High performing Zn-embedded Ni9S8 nanosphere electrodes for Pseudo-supercapacitors

Abstract

Highly electroactive Zn-embedded Ni9S8 nanosphere and its ZnS/NixS6-based nanocomposites were prepared by a simple hydrothermal route. The prepared samples were characterized by X-ray diffraction (XRD), Fourier transformed infrared spectra (FTIR), high-resolution scanning electron microscope (HR-SEM), transmission electron microscope (TEM), energy-dispersive X-ray spectral (EDX) techniques. The XRD analysis revealed the formation of orthorhombic phase of Zn-embedded Ni9S8 nanosphere for hydrothermally treated sample.
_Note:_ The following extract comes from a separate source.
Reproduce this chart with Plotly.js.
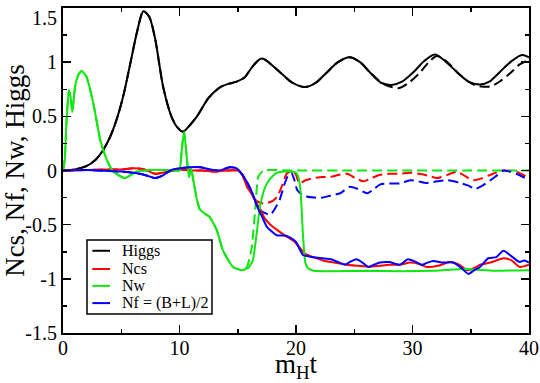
<!DOCTYPE html>
<html>
<head>
<meta charset="utf-8">
<script src="https://cdn.plot.ly/plotly-3.0.1.min.js"></script>
<style>
  body { margin: 0; background: #fff; }
  #plot { width: 540px; height: 383px; }
</style>
</head>
<body>
<div id="plot"></div>
<script>
// Higgs (solid and dashed)
var tHiggs = [0, 1, 2, 2.8, 3.4, 4, 4.6, 5.2, 5.8, 6.4, 6.9, 7.4, 7.9, 8.6, 9.3, 9.8, 10.3, 10.9, 11.5, 12.5, 13.5, 14.2, 14.9, 15.6, 16.2, 17.05, 18.6, 19.7, 20.8, 21.7, 22.6, 23.6, 24.6, 25.5, 26.4, 27.3, 28.2, 29.1, 30.1, 31, 31.9, 32.8, 33.8, 34.8, 35.8, 36.6, 37.5, 38.5, 39.4, 40];
var higgs = [0, 0.01, 0.04, 0.1, 0.18, 0.3, 0.47, 0.7, 1.0, 1.3, 1.47, 1.42, 1.22, 0.77, 0.5, 0.4, 0.358, 0.42, 0.5, 0.67, 0.77, 0.8, 0.82, 0.86, 0.95, 1.035, 0.91, 0.81, 0.77, 0.81, 0.9, 1.0, 1.045, 1.0, 0.9, 0.81, 0.79, 0.82, 0.91, 1.01, 1.07, 1.01, 0.91, 0.82, 0.795, 0.82, 0.91, 1.01, 1.066, 1.045];
var tHiggsD = [0, 1, 2, 2.8, 3.4, 4, 4.6, 5.2, 5.8, 6.4, 6.9, 7.4, 7.9, 8.6, 9.3, 9.8, 10.3, 10.9, 11.5, 12.5, 13.5, 14.2, 14.9, 15.6, 16.2, 17.05, 18.6, 19.7, 20.8, 21.7, 22.6, 23.6, 24.6, 25.5, 26.4, 27.5, 28.8, 29.8, 30.6, 31.4, 32.1, 33, 34.1, 35.3, 36.65, 37.6, 38.4, 39.2, 40];
var higgsD = [0, 0.01, 0.04, 0.1, 0.18, 0.3, 0.47, 0.7, 1.0, 1.3, 1.47, 1.42, 1.22, 0.77, 0.5, 0.4, 0.358, 0.42, 0.5, 0.67, 0.77, 0.8, 0.82, 0.86, 0.95, 1.035, 0.91, 0.81, 0.77, 0.81, 0.9, 1.0, 1.045, 1.0, 0.9, 0.8, 0.76, 0.82, 0.9, 1.0, 1.057, 1.0, 0.88, 0.79, 0.775, 0.83, 0.9, 0.98, 1.02];

// Ncs (red)
var tNcs = [0, 2, 4, 5, 6, 7, 7.9, 9, 10, 11, 12, 12.9, 14, 15, 15.4, 15.8, 16.2, 16.6, 17.0, 17.3, 17.8, 18.4, 19.2, 19.8, 20.3, 20.8, 21.5, 22.3, 23.3, 24.4, 25.3, 26.3, 27.2, 28, 28.9, 29.8, 30.5, 31.2, 32.2, 33.2, 34, 34.7, 35.3, 35.8, 36.7, 37.8, 38.5, 39.2, 40];
var ncs = [0, 0.005, 0.01, 0.01, 0.02, 0.01, -0.03, -0.01, 0.01, 0, 0, -0.01, 0, 0, -0.04, -0.15, -0.22, -0.3, -0.37, -0.44, -0.5, -0.55, -0.61, -0.65, -0.71, -0.77, -0.8, -0.83, -0.85, -0.87, -0.88, -0.89, -0.88, -0.87, -0.87, -0.85, -0.86, -0.89, -0.88, -0.845, -0.87, -0.92, -0.9, -0.87, -0.85, -0.81, -0.83, -0.89, -0.87];
var tNcsD = [0, 2, 4, 5, 6, 7, 7.9, 9, 10, 11, 12, 12.9, 14, 15, 15.4, 15.8, 16.2, 16.5, 17.0, 17.5, 18.0, 18.4, 18.8, 19.2, 19.7, 20.0, 20.3, 20.8, 21.5, 22.3, 22.9, 23.7, 24.4, 25.1, 25.8, 26.5, 27.2, 28, 28.9, 29.8, 30.6, 31.4, 32.1, 33, 33.8, 34.5, 35.2, 36, 36.9, 37.8, 38.9, 39.5, 40];
var ncsD = [0, 0.005, 0.01, 0.01, 0.02, 0.01, -0.03, -0.01, 0.01, 0, 0, -0.01, 0, 0, -0.04, -0.15, -0.2, -0.27, -0.3, -0.3, -0.28, -0.24, -0.14, -0.03, 0, -0.04, -0.12, -0.09, -0.07, -0.06, -0.06, -0.04, -0.03, -0.07, -0.1, -0.07, -0.04, -0.03, -0.03, -0.02, -0.03, -0.05, -0.07, -0.04, -0.01, -0.05, -0.09, -0.07, -0.03, 0, -0.01, -0.04, -0.07];

// Nw (green)
var tNw = [0, 0.15, 0.3, 0.5, 0.65, 0.8, 1.03, 1.3, 1.6, 2.0, 2.6, 3.2, 3.75, 4.3, 5.3, 6.3, 7.5, 8.5, 9.5, 10.0, 10.2, 10.4, 10.6, 10.8, 11.0, 11.2, 11.5, 11.75, 12.2, 12.6, 13.2, 13.7, 14.2, 14.6, 15.0, 15.4, 15.9, 16.3, 16.6, 16.9, 17.2, 17.5, 18.0, 18.4, 19.0, 19.5, 20.0, 20.2, 20.4, 20.6, 20.8, 21.0, 21.5, 23, 26, 29, 32, 34.5, 37, 40];
var nw = [0, 0.1, 0.45, 0.74, 0.68, 0.54, 0.77, 0.88, 0.92, 0.87, 0.62, 0.28, 0.1, -0.01, -0.07, -0.01, 0.005, 0.005, 0, 0, 0.2, 0.36, 0.15, -0.06, 0.02, -0.1, -0.27, -0.36, -0.4, -0.43, -0.55, -0.73, -0.83, -0.89, -0.91, -0.92, -0.9, -0.83, -0.6, -0.34, -0.2, -0.12, -0.05, -0.02, -0.01, -0.01, -0.02, -0.06, -0.2, -0.6, -0.85, -0.9, -0.925, -0.93, -0.925, -0.93, -0.925, -0.91, -0.925, -0.92];
var tNwD = [0, 0.15, 0.3, 0.5, 0.65, 0.8, 1.03, 1.3, 1.6, 2.0, 2.6, 3.2, 3.75, 4.3, 5.3, 6.3, 7.5, 8.5, 9.5, 10.0, 10.2, 10.4, 10.6, 10.8, 11.0, 11.2, 11.5, 11.75, 12.2, 12.6, 13.2, 13.7, 14.2, 14.6, 15.0, 15.4, 15.8, 16.2, 16.5, 16.75, 17.2, 20, 25, 30, 35, 40];
var nwD = [0, 0.1, 0.45, 0.74, 0.68, 0.54, 0.77, 0.88, 0.92, 0.87, 0.62, 0.28, 0.1, -0.01, -0.07, -0.01, 0.005, 0.005, 0, 0, 0.2, 0.36, 0.15, -0.06, 0.02, -0.1, -0.27, -0.36, -0.4, -0.43, -0.55, -0.73, -0.83, -0.89, -0.91, -0.92, -0.89, -0.71, -0.36, -0.06, 0, 0, 0, 0, 0, 0];

// Nf = (B+L)/2 (blue)
var tNf = [0, 2, 4, 5, 6, 6.6, 7.3, 7.9, 8.5, 9.2, 10, 10.9, 11.8, 12.6, 13.4, 14.3, 14.9, 15.4, 16, 16.4, 16.7, 17.1, 17.5, 18.0, 18.4, 19.0, 19.5, 20.0, 20.6, 21.5, 22.3, 23, 23.5, 24.2, 24.7, 25.2, 25.7, 26.2, 26.7, 27.2, 28, 28.9, 29.6, 30.2, 30.8, 31.3, 31.8, 32.5, 33.5, 34.2, 34.8, 35.3, 35.8, 36.5, 37.2, 37.8, 38.6, 39.2, 39.6, 40];
var nf = [0, 0.005, -0.005, -0.01, -0.02, -0.03, -0.05, -0.07, -0.05, 0, 0.02, 0.03, 0.03, 0.01, 0, 0.03, 0.02, -0.04, -0.15, -0.25, -0.34, -0.43, -0.52, -0.57, -0.6, -0.6, -0.62, -0.66, -0.78, -0.8, -0.81, -0.82, -0.84, -0.87, -0.84, -0.82, -0.85, -0.89, -0.87, -0.85, -0.845, -0.87, -0.82, -0.84, -0.87, -0.85, -0.835, -0.85, -0.85, -0.9, -0.955, -0.92, -0.89, -0.81, -0.8, -0.74, -0.8, -0.845, -0.83, -0.85];
var tNfD = [0, 2, 4, 5, 6, 6.6, 7.3, 7.9, 8.5, 9.2, 10, 10.9, 11.8, 12.6, 13.4, 14.3, 14.9, 15.4, 16, 16.4, 16.7, 17.1, 17.5, 17.8, 18.2, 18.6, 19.0, 19.3, 19.6, 19.9, 20.1, 20.5, 20.9, 21.6, 22.3, 23, 23.8, 24.6, 25.3, 26.1, 26.7, 27.2, 28, 28.9, 29.8, 30.5, 31.2, 32.1, 33, 34.1, 34.8, 35.4, 36, 36.7, 37.3, 37.8, 38.3, 38.9, 39.5, 40];
var nfD = [0, 0.005, -0.005, -0.01, -0.02, -0.03, -0.05, -0.07, -0.05, 0, 0.02, 0.03, 0.03, 0.01, 0, 0.03, 0.02, -0.04, -0.15, -0.25, -0.34, -0.38, -0.4, -0.41, -0.35, -0.27, -0.13, -0.05, -0.02, -0.1, -0.18, -0.22, -0.24, -0.25, -0.25, -0.23, -0.21, -0.15, -0.17, -0.21, -0.17, -0.13, -0.12, -0.12, -0.09, -0.1, -0.115, -0.1, -0.09, -0.115, -0.14, -0.17, -0.14, -0.09, -0.04, 0, -0.01, -0.03, -0.06, -0.09];

var legendNames = ["Higgs", "Ncs", "Nw", "Nf = (B+L)/2"];
var seriesColors = ["#000000", "#ff0000", "#11e611", "#0000ff"];
var xTicks = [0, 10, 20, 30, 40];
var yTicks = [-1.5, -1, -0.5, 0, 0.5, 1];
var yTickText = ["-1.5", "-1", "-0.5", "0", "0.5", "1"];
// the top label is drawn as an annotation so it sits inside the page like the original
var yTopLabel = "1.5";

var serif = "Liberation Serif";

function line(x, y, color, name, dashed, smooth) {
    return {
        x: x,
        y: y,
        type: "scatter",
        mode: "lines",
        name: name,
        showlegend: false,
        line: {
            color: color,
            width: 2,
            dash: dashed ? "10px,5px" : "solid",
            shape: "spline",
            smoothing: smooth
        }
    };
}

var data = [
    line(tHiggsD, higgsD, seriesColors[0], "Higgs", true, 0.8),
    line(tNcsD, ncsD, seriesColors[1], "Ncs", true, 0.6),
    line(tNwD, nwD, seriesColors[2], "Nw", true, 0.4),
    line(tNfD, nfD, seriesColors[3], "Nf", true, 0.6),
    line(tHiggs, higgs, seriesColors[0], legendNames[0], false, 0.8),
    line(tNcs, ncs, seriesColors[1], legendNames[1], false, 0.6),
    line(tNw, nw, seriesColors[2], legendNames[2], false, 0.4),
    line(tNf, nf, seriesColors[3], legendNames[3], false, 0.6)
];

// hand-drawn legend box (Grace style), in paper coordinates
var legX0 = 0.0515, legX1 = 0.3197, legY0 = 0.0585, legY1 = 0.286;
var rowY = [0.253, 0.197, 0.145, 0.092];
var shapes = [{
    type: "rect", xref: "paper", yref: "paper",
    x0: legX0, x1: legX1, y0: legY0, y1: legY1,
    line: {color: "#000", width: 1.5}, fillcolor: "#fff", layer: "above"
}];
var annotations = [{
    xref: "paper", yref: "y", x: 0, y: 1.5, xanchor: "right", yanchor: "top",
    xshift: -4, yshift: 3, showarrow: false,
    text: yTopLabel, font: {family: serif, size: 20, color: "#000"}
}];
legendNames.forEach(function (name, i) {
    shapes.push({
        type: "line", xref: "paper", yref: "paper",
        x0: 0.063, x1: 0.101, y0: rowY[i], y1: rowY[i],
        line: {color: seriesColors[i], width: 2}, layer: "above"
    });
    annotations.push({
        xref: "paper", yref: "paper", x: 0.122, y: rowY[i],
        xanchor: "left", yanchor: "middle", showarrow: false,
        text: name, font: {family: serif, size: 16, color: "#000"}
    });
});

var layout = {
    width: 540,
    height: 383,
    margin: {l: 63, r: 11, t: 8, b: 50},
    paper_bgcolor: "#ffffff",
    plot_bgcolor: "#ffffff",
    font: {family: serif, color: "#000000"},
    showlegend: false,
    shapes: shapes,
    annotations: annotations,
    xaxis: {
        range: [0, 40],
        tickmode: "array",
        tickvals: xTicks,
        ticktext: xTicks.map(String),
        ticks: "inside",
        ticklen: 8,
        tickwidth: 1.5,
        tickcolor: "#000",
        showline: true,
        linewidth: 2,
        linecolor: "#000",
        mirror: "ticks",
        showgrid: false,
        zeroline: false,
        ticklabeloverflow: "allow",
        ticklabelstandoff: -4,
        tickfont: {family: serif, size: 20},
        minor: {tick0: 0, dtick: 5, ticks: "inside", ticklen: 4, tickwidth: 1.5, tickcolor: "#000", showgrid: false},
        title: {text: "m<sub>H</sub>t", font: {family: serif, size: 27}, standoff: 9}
    },
    yaxis: {
        range: [-1.5, 1.5],
        tickmode: "array",
        tickvals: yTicks,
        ticktext: yTickText,
        ticks: "inside",
        ticklen: 8,
        tickwidth: 1.5,
        tickcolor: "#000",
        showline: true,
        linewidth: 2,
        linecolor: "#000",
        mirror: "ticks",
        showgrid: false,
        zeroline: false,
        ticklabeloverflow: "allow",
        tickfont: {family: serif, size: 20},
        minor: {tick0: 0, dtick: 0.25, ticks: "inside", ticklen: 4, tickwidth: 1.5, tickcolor: "#000", showgrid: false},
        title: {text: "Ncs, Nf, Nw, Higgs", font: {family: serif, size: 27}, standoff: 8}
    }
};

Plotly.newPlot("plot", data, layout, {staticPlot: true});
</script>
</body>
</html>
The supercapacitance behavior of crystalline Zn-embedded Ni9S8 nanosphere and ZnS/NixS6 nanocomposite modified electrodes were investigated using electrochemical impedance spectroscopy (EIS), cyclic voltammetry (CV) and galvanostatic charge-discharge (GCD) techniques. Zn-embedded Ni9S8 nanosphere prepared by hydrothermal route achieved highest specific capacitance value of 145 F/g in 1 A/g compared to the calcined sample modified electrodes. The maximum capacity retention of 100, 96 and 90% at 2000 cycles @1 A/g were observed for the pristine Zn–Ni9S8 and calcined Zn-Ni9S8 at 200 and 300 °C, respectively.